## START DATA LINES

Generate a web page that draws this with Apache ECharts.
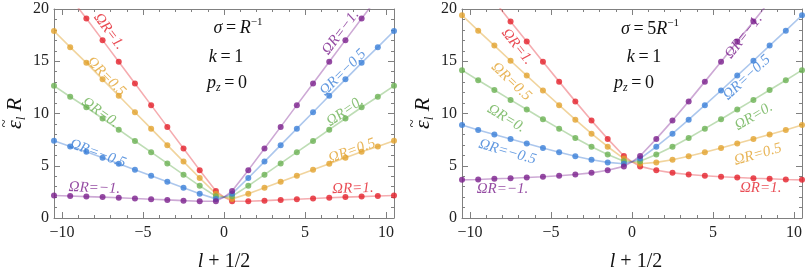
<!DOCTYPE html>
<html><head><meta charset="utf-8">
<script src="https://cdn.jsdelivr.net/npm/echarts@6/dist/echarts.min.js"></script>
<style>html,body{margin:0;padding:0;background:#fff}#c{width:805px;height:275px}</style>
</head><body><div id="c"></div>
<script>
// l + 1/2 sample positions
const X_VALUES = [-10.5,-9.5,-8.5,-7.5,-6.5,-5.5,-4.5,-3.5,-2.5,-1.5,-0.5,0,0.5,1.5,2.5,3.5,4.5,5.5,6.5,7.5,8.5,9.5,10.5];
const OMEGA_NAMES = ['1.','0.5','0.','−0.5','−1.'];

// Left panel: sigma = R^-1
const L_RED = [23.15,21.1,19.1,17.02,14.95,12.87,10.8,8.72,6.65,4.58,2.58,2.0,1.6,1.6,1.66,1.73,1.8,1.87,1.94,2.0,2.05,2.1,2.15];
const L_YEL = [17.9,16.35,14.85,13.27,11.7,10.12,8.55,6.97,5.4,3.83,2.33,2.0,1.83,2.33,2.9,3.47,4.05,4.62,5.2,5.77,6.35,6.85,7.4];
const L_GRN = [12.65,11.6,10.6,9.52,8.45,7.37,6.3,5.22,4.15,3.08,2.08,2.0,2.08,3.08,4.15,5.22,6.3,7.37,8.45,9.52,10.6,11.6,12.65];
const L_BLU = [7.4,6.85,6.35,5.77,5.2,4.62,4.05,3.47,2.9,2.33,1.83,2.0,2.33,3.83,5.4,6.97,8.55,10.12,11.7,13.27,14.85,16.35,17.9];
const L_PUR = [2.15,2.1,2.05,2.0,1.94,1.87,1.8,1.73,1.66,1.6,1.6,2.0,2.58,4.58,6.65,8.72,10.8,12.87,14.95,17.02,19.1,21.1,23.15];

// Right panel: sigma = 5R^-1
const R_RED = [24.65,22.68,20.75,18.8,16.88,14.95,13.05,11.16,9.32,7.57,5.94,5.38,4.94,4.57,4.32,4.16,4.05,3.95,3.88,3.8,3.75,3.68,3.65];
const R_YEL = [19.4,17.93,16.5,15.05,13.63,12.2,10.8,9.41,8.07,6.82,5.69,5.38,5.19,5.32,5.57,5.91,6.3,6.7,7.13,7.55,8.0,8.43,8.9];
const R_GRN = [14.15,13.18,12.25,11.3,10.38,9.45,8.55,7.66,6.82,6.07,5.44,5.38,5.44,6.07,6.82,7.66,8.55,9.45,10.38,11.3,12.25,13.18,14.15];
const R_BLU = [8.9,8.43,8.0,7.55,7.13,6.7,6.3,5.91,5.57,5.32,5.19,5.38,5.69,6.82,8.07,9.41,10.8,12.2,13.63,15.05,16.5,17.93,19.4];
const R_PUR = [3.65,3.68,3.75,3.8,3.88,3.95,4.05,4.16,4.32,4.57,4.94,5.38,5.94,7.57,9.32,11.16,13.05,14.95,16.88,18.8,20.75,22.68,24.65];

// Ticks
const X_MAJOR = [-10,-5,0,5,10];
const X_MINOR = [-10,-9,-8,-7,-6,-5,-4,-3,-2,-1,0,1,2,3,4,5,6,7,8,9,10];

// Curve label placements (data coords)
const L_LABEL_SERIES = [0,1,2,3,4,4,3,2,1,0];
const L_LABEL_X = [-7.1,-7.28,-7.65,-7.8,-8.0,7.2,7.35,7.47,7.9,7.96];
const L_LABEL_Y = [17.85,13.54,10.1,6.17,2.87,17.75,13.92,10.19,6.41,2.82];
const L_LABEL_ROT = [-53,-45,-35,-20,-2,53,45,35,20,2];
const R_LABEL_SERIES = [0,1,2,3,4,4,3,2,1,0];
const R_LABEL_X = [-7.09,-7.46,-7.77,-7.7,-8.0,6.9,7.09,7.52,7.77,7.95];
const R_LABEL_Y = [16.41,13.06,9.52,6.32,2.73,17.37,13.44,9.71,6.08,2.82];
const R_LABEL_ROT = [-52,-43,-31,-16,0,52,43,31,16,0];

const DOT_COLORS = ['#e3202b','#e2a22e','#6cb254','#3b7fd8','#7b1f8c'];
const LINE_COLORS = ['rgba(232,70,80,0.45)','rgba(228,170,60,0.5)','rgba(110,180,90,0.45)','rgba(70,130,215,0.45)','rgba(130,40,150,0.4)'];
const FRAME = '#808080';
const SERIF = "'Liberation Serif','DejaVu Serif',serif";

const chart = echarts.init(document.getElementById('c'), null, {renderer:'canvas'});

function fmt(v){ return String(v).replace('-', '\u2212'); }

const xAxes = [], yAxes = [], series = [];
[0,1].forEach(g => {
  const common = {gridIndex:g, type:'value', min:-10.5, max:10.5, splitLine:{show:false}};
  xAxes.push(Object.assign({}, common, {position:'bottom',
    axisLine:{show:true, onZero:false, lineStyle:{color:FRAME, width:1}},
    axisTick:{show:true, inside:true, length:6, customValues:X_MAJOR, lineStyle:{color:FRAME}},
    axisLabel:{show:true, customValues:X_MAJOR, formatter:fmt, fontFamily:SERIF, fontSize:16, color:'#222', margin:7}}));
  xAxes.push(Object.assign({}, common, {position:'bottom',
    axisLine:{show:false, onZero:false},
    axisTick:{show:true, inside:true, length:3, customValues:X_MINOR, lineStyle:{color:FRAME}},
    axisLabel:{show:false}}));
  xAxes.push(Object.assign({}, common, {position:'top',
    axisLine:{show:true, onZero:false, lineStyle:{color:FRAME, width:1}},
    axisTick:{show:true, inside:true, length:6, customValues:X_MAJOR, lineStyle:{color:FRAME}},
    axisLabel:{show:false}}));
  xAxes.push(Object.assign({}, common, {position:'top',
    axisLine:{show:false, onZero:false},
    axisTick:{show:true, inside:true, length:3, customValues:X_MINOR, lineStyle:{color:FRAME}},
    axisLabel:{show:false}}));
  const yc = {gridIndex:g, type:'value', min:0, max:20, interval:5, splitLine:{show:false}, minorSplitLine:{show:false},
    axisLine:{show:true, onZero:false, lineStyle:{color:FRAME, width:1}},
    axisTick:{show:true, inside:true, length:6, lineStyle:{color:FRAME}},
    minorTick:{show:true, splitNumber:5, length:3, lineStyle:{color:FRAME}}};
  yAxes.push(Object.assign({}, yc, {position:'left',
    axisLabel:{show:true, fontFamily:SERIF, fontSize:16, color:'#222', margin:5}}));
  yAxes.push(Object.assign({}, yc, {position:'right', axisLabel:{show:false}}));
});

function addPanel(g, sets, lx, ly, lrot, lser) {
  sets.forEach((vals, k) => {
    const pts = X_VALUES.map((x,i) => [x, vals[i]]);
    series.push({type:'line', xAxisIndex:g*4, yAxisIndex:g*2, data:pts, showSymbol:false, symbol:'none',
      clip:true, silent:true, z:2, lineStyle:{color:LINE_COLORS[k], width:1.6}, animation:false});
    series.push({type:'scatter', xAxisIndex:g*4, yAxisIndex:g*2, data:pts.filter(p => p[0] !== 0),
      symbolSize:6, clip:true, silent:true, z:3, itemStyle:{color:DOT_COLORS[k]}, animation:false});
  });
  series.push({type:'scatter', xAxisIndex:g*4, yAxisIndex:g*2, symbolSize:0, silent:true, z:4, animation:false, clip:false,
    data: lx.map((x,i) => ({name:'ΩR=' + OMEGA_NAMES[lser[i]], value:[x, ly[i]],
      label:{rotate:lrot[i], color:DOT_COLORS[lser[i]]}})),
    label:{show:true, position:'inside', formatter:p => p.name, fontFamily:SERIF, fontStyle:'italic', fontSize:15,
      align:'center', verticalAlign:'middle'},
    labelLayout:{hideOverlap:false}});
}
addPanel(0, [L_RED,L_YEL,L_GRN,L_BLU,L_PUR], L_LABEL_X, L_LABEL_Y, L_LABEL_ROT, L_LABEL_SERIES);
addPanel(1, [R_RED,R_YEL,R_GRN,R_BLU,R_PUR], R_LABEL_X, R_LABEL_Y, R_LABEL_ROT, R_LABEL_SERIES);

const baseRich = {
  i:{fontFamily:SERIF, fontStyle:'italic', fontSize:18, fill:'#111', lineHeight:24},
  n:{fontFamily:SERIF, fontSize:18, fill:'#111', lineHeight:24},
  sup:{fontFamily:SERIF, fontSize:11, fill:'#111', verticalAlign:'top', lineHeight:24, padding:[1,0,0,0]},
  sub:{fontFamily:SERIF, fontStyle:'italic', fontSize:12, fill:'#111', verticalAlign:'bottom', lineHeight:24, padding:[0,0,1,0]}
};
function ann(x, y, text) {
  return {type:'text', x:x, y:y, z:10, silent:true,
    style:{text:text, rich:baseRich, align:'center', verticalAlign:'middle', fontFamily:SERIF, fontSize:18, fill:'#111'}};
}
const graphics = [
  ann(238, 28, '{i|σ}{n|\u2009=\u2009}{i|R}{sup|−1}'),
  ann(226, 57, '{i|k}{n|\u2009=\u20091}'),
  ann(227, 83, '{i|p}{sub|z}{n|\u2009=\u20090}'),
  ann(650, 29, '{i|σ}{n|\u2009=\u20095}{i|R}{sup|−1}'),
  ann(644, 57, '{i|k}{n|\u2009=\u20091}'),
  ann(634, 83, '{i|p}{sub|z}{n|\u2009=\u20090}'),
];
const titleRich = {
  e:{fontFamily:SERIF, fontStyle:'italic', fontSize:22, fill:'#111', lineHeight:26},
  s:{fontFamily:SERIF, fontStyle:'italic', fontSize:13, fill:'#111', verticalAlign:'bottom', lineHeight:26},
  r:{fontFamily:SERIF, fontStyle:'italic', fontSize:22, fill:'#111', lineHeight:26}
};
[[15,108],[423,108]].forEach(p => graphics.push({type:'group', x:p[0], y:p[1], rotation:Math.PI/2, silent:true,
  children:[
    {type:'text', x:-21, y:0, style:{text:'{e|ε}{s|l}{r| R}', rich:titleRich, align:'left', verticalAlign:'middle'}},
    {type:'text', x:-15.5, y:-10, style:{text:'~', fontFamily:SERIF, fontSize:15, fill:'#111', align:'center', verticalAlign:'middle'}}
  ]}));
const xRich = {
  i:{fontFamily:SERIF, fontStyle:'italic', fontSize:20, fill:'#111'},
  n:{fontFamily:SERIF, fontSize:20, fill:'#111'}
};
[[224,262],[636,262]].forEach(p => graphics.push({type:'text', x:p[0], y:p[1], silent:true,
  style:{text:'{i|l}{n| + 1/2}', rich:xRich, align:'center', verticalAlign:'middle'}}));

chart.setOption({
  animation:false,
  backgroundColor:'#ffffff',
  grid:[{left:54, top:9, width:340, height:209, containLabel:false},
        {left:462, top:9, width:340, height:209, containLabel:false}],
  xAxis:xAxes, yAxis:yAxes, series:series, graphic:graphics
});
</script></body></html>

## END DATA LINES

Write out the lines from the start of the material to the line with "const OMEGA_NAMES = ['1.','0.5','0.','−0.5','−1.'];", inclusive and exactly. Skip the pictures.

Generate a web page that draws this with Apache ECharts.
<!DOCTYPE html>
<html><head><meta charset="utf-8">
<script src="https://cdn.jsdelivr.net/npm/echarts@6/dist/echarts.min.js"></script>
<style>html,body{margin:0;padding:0;background:#fff}#c{width:805px;height:275px}</style>
</head><body><div id="c"></div>
<script>
// l + 1/2 sample positions
const X_VALUES = [-10.5,-9.5,-8.5,-7.5,-6.5,-5.5,-4.5,-3.5,-2.5,-1.5,-0.5,0,0.5,1.5,2.5,3.5,4.5,5.5,6.5,7.5,8.5,9.5,10.5];
const OMEGA_NAMES = ['1.','0.5','0.','−0.5','−1.'];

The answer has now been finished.